The Court of Appeal so stated when giving reasons for allowing an appeal on August 1, 2007 by the third respondent, Sheikh Khalid ben Abdullah Rashid Al Fawaz, against the dismissal by Mr Justice Singer on July 7, 2007 of his application for the judge to recuse himself on the ground that comments made during the course of a pretrial review in ancillary relief proceedings betrayed apparent bias.
The sheikh claimed to be beneficial owner of the company which purchased the matrimonial home and was supported by the husband. The wife asserted that the family home belonged to her and her husband.
The judge had made jocular references to flying carpets, grains of sand, a fast-free time of year and Turkish Delight.
Mr John Randall, QC, who did not appear below, and Mr Huw Jones for the sheikh; Mr Philip Cayford, QC and Miss Victoria Domenge for the wife.
LORD JUSTICE WARD said that a directions hearing took place in September 2006.
It was during that hearing that Mr Justice Singer made the comments which led to the application that he recuse himself in March 2007. The judge refused to do so.
The litigation had been conducted in an extraordinary way, especially by the husband. He had shown himself to be contemptuous of his wife and equally contemptuous of orders of the court, as the court had found on a number of occasions.
Mr Justice Singer was very alive to, and concerned by the time the case was taking to get to trial. When the appeal came into the list, his Lordship was aghast at the prospect that allowing the appeal would have the effect of putting the hearing back another year to 2008.
One of the unsatisfactory features of the case was the length of delay the Family Division was having to endure in such cases. There were not enough judges to deal with complicated big money cases which took second place to children’s cases.
Mr Justice Singer was rightly concerned about the application to recuse himself and the effect it would have on the fixture. At the time he was told that there was no other judge available to replace him.
His Lordship mentioned that in fairness to the judge because the inference could be drawn that he would have released the case to another judge of the Division if that could have been arranged.
His Lordship had given most anxious thought to whether or not he was giving sufficient credit for the robustness of the phlegmatic fair-minded observer, a feature of whose character was not to show undue sensitivity.
Making every allowance for the jocularity of the judge’s comments, one could not, in this day and age, allow those remarks to go unchallenged. They were not only regrettable, and his Lordship unreserverdly expressed his regret to the sheikh, they were also unacceptable.
They were likely to cause offence and result in a perception of unfairness. They gave an appearance to the fair-minded and informed observer that there was a real possibility that the judge would carry into his judgment the scorn and contempt that the words would convey. Unfortunately, Mr Justice Singer had crossed the line between the tolerable and the impermissible.

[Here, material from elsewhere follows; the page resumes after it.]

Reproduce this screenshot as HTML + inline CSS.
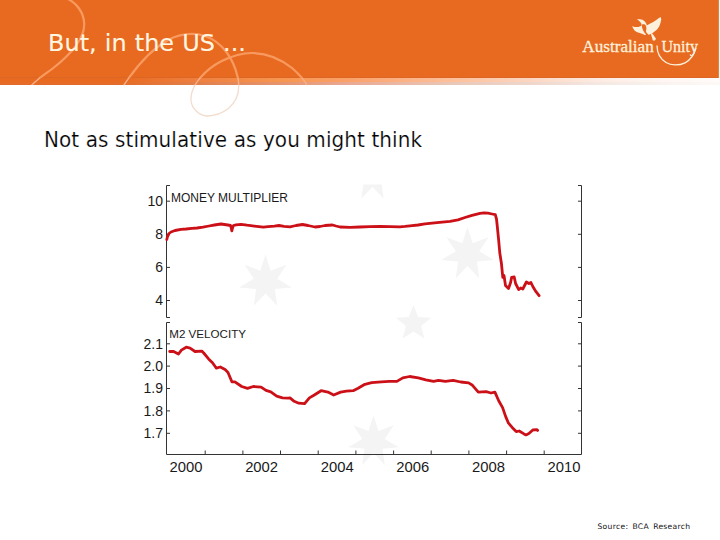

His Lordship added that it was invidious for a judge to sit in judgment of his own conduct but in many cases there would be no other option. Where circumstances permitted, first an informal approach should be made, for example, by letter inviting recusal to the judge, who might with honour deny the complaint but still pass the case to a colleague, or invite another judge to take the decision.
Lord Justice Mummery and Lord Justice Wilson agreed.
Solicitors: Wragge & Co LLP; CKFT Solicitors, Hampstead.